Sunday, April 1, 2012

Could Rosencrantz and Guildenstern be depicted as heroes or heroic, in a non-traditional sense?

The play Rosencrantz and Guildenstern Are Dead, is based on the characters from the Shakespeare play, Hamlet. The two characters are something of side characters in the original Hamlet play, but they are brought right into the spotlight in the newer story.
Traditionally, a hero is a character that fights for some noble purpose, like justice, defending the weak, on behalf of their country, or something similar.

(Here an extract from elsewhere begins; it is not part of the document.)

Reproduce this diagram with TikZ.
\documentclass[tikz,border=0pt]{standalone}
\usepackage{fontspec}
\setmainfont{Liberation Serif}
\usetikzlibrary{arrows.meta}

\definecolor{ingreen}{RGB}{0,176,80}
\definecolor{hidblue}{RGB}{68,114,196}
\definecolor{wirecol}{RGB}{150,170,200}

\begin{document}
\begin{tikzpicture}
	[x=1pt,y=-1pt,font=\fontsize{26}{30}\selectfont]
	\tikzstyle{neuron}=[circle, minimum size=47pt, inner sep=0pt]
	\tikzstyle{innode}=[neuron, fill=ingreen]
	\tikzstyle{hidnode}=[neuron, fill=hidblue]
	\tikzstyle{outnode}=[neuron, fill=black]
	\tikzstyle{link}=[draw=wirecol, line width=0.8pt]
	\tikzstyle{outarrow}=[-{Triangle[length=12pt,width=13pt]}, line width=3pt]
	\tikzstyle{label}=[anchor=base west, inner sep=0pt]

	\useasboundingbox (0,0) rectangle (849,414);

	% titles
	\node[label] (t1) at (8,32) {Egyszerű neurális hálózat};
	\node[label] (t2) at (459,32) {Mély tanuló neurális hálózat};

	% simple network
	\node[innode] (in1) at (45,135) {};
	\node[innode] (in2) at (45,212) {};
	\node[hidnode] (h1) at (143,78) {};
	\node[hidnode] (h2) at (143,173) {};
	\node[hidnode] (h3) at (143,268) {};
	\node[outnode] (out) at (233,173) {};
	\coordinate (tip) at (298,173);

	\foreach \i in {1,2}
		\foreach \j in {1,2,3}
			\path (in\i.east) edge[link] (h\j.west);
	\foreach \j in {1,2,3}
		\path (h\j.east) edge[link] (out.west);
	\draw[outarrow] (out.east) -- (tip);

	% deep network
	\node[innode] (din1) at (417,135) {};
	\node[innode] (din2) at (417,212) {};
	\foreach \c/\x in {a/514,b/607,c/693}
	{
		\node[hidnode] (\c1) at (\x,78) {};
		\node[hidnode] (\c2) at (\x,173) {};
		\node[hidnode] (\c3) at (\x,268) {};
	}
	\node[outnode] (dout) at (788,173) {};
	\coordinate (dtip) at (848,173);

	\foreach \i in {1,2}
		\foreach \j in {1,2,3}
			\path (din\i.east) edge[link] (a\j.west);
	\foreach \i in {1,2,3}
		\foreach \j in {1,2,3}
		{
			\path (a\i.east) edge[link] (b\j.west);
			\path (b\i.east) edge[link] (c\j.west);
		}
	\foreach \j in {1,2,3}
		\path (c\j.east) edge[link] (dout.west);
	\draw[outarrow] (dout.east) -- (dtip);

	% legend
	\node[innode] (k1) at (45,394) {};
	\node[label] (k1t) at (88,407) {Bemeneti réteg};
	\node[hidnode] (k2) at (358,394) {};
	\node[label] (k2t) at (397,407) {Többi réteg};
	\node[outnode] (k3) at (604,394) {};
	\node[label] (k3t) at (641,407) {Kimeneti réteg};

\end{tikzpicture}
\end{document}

Rosencrantz and Guildenstern definitely aren’t heroes by that definition. In fact, they work for the villain of the play, Claudius. However, it’s clear from Hamlet that these two characters don’t really understand what’s happening in the play. They don’t appear to understand that Claudius killed Hamlet’s father and is trying to destroy Hamlet, for example.
In the Rosencrantz and Guildenstern Are Dead version of events, the audience sees what the characters are doing behind the scenes. In Hamlet, they aren’t in the main action often, so the new play imagines what they might be doing in between. And a good portion of what they are doing is being confused and trying to understand what’s going on.
This is the sense in which you could argue that they are heroes or heroic. They are heroes of meaning. They try to understand their own lives. This is also the context the play was written in. It was the end of the Victorian Era, and there was a lot of focus on how to bring meaning to your life without more traditional appeals to religion.